Emails Show Zuckerberg Recommended Hires for Buttigieg Campaign

Tobias Hoonhout

Facebook CEO Mark Zuckerberg recommended colleagues as potential hires for Pete Buttigieg’s campaign soon after the South Bend, Ind., mayor launched his presidential bid in mid-April.

Buttigieg campaign spokesman Chris Meagher confirmed to Bloomberg News that Zuckerberg and his wife, Priscilla Chan, had initiated the contact by sending several emails recommending individuals as potential campaign hires. A Zuckerberg-Chan family spokesman said that the employees had asked to be recommended.

Zuckerberg overlapped with Buttigieg at Harvard, where the two shared mutual friends, and Buttigieg was one of the first 300 users of Facebook. Zuckerberg visited Buttigieg in 2017 and live-streamed a tour of South Bend given by the mayor.

“Having seen Mark’s visit to South Bend in 2017 and Facebook Live with Mayor Buttigieg, colleagues later asked Mark and Priscilla to connect them with the Buttigieg campaign as they were interested in joining,” Zuckerberg-Chan spokesman Ben LaBolt said in a statement. “Mark and Priscilla have not decided who to support for President.”

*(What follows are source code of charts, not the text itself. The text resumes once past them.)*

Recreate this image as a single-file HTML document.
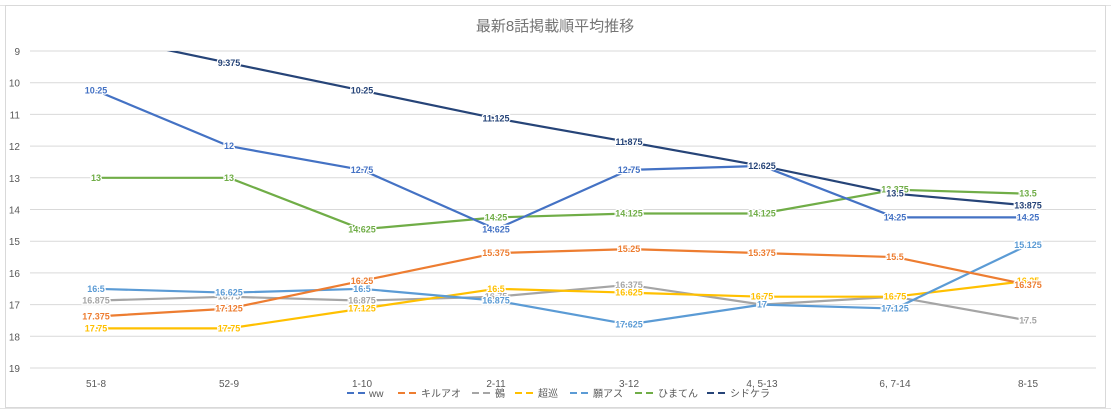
<!DOCTYPE html><html><head><meta charset="utf-8"><style>body{margin:0;background:#fff}svg{display:block}text{font-family:"Liberation Sans","Noto Sans CJK JP",sans-serif}</style></head><body>
<svg width="1111" height="413" viewBox="0 0 1111 413">
<rect x="0" y="0" width="1111" height="413" fill="#fff"/>
<g stroke="#e3e3e3" stroke-width="1">
<line x1="0" y1="5.5" x2="1111" y2="5.5"/><line x1="0" y1="408.5" x2="1111" y2="408.5"/>
</g>
<rect x="5.5" y="5.5" width="1100" height="402" fill="#fff" stroke="#d9d9d9"/>
<text x="555" y="31" font-size="15" fill="#757575" text-anchor="middle">最新8話掲載順平均推移</text>
<g stroke="#d9d9d9" stroke-width="1">
<line x1="30" y1="51" x2="1096" y2="51"/><line x1="30" y1="82.7" x2="1096" y2="82.7"/><line x1="30" y1="114.4" x2="1096" y2="114.4"/><line x1="30" y1="146.1" x2="1096" y2="146.1"/><line x1="30" y1="177.8" x2="1096" y2="177.8"/><line x1="30" y1="209.5" x2="1096" y2="209.5"/><line x1="30" y1="241.2" x2="1096" y2="241.2"/><line x1="30" y1="272.9" x2="1096" y2="272.9"/><line x1="30" y1="304.6" x2="1096" y2="304.6"/><line x1="30" y1="336.3" x2="1096" y2="336.3"/><line x1="30" y1="368" x2="1096" y2="368"/>
</g>
<g font-size="10" fill="#595959" text-anchor="end">
<text x="20" y="55">9</text><text x="20" y="86.7">10</text><text x="20" y="118.4">11</text><text x="20" y="150.1">12</text><text x="20" y="181.8">13</text><text x="20" y="213.5">14</text><text x="20" y="245.2">15</text><text x="20" y="276.9">16</text><text x="20" y="308.6">17</text><text x="20" y="340.3">18</text><text x="20" y="372">19</text>
</g>
<g font-size="10" fill="#595959" text-anchor="middle">
<text x="96" y="387">51-8</text><text x="229" y="387">52-9</text><text x="362" y="387">1-10</text><text x="496" y="387">2-11</text><text x="629" y="387">3-12</text><text x="762" y="387">4, 5-13</text><text x="895" y="387">6, 7-14</text><text x="1028" y="387">8-15</text>
</g>
<defs><clipPath id="c"><rect x="30" y="51" width="1066" height="320"/></clipPath></defs>
<g fill="none" stroke-width="2.2" clip-path="url(#c)" stroke-linejoin="round">
<polyline stroke="#A5A5A5" points="96,300.6 229,296.7 362,300.6 496,296.7 629,284.8 762,304.6 895,296.7 1028,320.5"/>
<polyline stroke="#FFC000" points="96,328.4 229,328.4 362,308.6 496,288.8 629,292.7 762,296.7 895,296.7 1028,280.8"/>
<polyline stroke="#5B9BD5" points="96,288.8 229,292.7 362,288.8 496,300.6 629,324.4 762,304.6 895,308.6 1028,245.1"/>
<polyline stroke="#ED7D31" points="96,316.5 229,308.6 362,280.8 496,253.1 629,249.1 762,253.1 895,257.1 1028,284.8"/>
<polyline stroke="#70AD47" points="96,177.8 229,177.8 362,229.3 496,217.4 629,213.5 762,213.5 895,189.7 1028,193.7"/>
<polyline stroke="#4472C4" points="96,90.6 229,146.1 362,169.9 496,229.3 629,169.9 762,165.9 895,217.4 1028,217.4"/>
<polyline stroke="#264478" points="96,35.15 229,62.9 362,90.6 496,118.4 629,142.1 762,165.9 895,193.7 1028,205.5"/>
</g>
<g font-size="9" font-weight="bold" text-anchor="middle" stroke="#fff" stroke-width="2.5" paint-order="stroke">
<g fill="#A5A5A5"><text x="96" y="303.6">16.875</text><text x="229" y="299.7">16.75</text><text x="362" y="303.6">16.875</text><text x="496" y="299.7">16.75</text><text x="629" y="287.8">16.375</text><text x="762" y="307.6">17</text><text x="895" y="299.7">16.75</text><text x="1028" y="323.5">17.5</text></g>
<g fill="#FFC000"><text x="96" y="331.4">17.75</text><text x="229" y="331.4">17.75</text><text x="362" y="311.6">17.125</text><text x="496" y="291.8">16.5</text><text x="629" y="295.7">16.625</text><text x="762" y="299.7">16.75</text><text x="895" y="299.7">16.75</text><text x="1028" y="283.8">16.25</text></g>
<g fill="#5B9BD5"><text x="96" y="291.8">16.5</text><text x="229" y="295.7">16.625</text><text x="362" y="291.8">16.5</text><text x="496" y="303.6">16.875</text><text x="629" y="327.4">17.625</text><text x="762" y="307.6">17</text><text x="895" y="311.6">17.125</text><text x="1028" y="248.1">15.125</text></g>
<g fill="#ED7D31"><text x="96" y="319.5">17.375</text><text x="229" y="311.6">17.125</text><text x="362" y="283.8">16.25</text><text x="496" y="256.1">15.375</text><text x="629" y="252.1">15.25</text><text x="762" y="256.1">15.375</text><text x="895" y="260.1">15.5</text><text x="1028" y="287.8">16.375</text></g>
<g fill="#70AD47"><text x="96" y="180.8">13</text><text x="229" y="180.8">13</text><text x="362" y="232.3">14.625</text><text x="496" y="220.4">14.25</text><text x="629" y="216.5">14.125</text><text x="762" y="216.5">14.125</text><text x="895" y="192.7">13.375</text><text x="1028" y="196.7">13.5</text></g>
<g fill="#4472C4"><text x="96" y="93.6">10.25</text><text x="229" y="149.1">12</text><text x="362" y="172.9">12.75</text><text x="496" y="232.3">14.625</text><text x="629" y="172.9">12.75</text><text x="762" y="168.9">12.625</text><text x="895" y="220.4">14.25</text><text x="1028" y="220.4">14.25</text></g>
<g fill="#264478"><text x="229" y="65.9">9.375</text><text x="362" y="93.6">10.25</text><text x="496" y="121.4">11.125</text><text x="629" y="145.1">11.875</text><text x="762" y="168.9">12.625</text><text x="895" y="196.7">13.5</text><text x="1028" y="208.5">13.875</text></g>
</g>
<g font-size="10" fill="#595959" stroke-width="2">
<line x1="347" y1="393" x2="367" y2="393" stroke="#4472C4" stroke-dasharray="7,4"/><text x="369" y="397">ww</text>
<line x1="398" y1="393" x2="418" y2="393" stroke="#ED7D31" stroke-dasharray="7,4"/><text x="421" y="397">キルアオ</text>
<line x1="472" y1="393" x2="492" y2="393" stroke="#A5A5A5" stroke-dasharray="7,4"/><text x="495" y="397">鵺</text>
<line x1="515" y1="393" x2="535" y2="393" stroke="#FFC000" stroke-dasharray="7,4"/><text x="538" y="397">超巡</text>
<line x1="570" y1="393" x2="590" y2="393" stroke="#5B9BD5" stroke-dasharray="7,4"/><text x="593" y="397">願アス</text>
<line x1="635" y1="393" x2="655" y2="393" stroke="#70AD47" stroke-dasharray="7,4"/><text x="658" y="397">ひまてん</text>
<line x1="707" y1="393" x2="727" y2="393" stroke="#264478" stroke-dasharray="7,4"/><text x="730" y="397">シドケラ</text>
</g>
</svg></body></html>
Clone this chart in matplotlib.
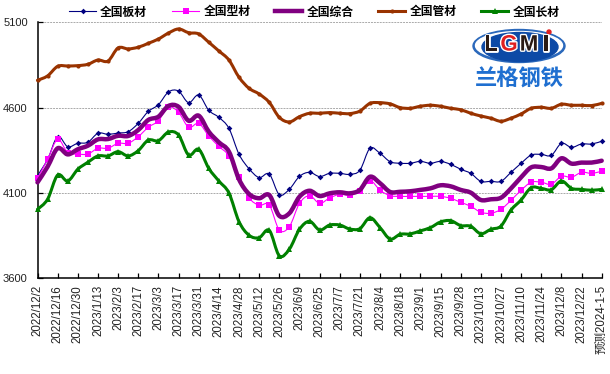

LaBolt did not answer a follow-up asking if the couple had made similar connections with other campaigns.

Of the several individuals recommended, two are currently on staff: Eric Mayefsky, senior digital-analytics adviser, and Nina Wornhoff, organizing data manager. Mayefsky previously worked at Quora, a startup founded by former Facebook employees, while Wornhoff worked as a machine-learning engineer at the Chan Zuckerberg Initiative, and in Democratic politics in Indiana, Buttigieg’s home state.

“From the CNN Town hall in March to our launch a month later, we literally got 7,000 resumes,” Meagher said. “I think that he (Zuckerberg) thought Eric would be a good staff hire with a lot of experience and same with Nina.”

The news comes days after Zuckerberg defended free speech on his platform and condemned Chinese censorship.  He also defended a recently announced policy that allows politicians and political campaigns to create false of misleading content on the platform.

Zuckerberg is scheduled to testify on Wednesday before the House Financial Services Committee on Facebook’s business impact.

Facebook has come under fire from other Democratic campaigns during the election cycle, especially by Senator Elizabeth Warren (D., Mass.), who has called for the breakup of giant tech firms. In July, leaked audio revealed Zuckerberg called Warren an “existential” threat to the company.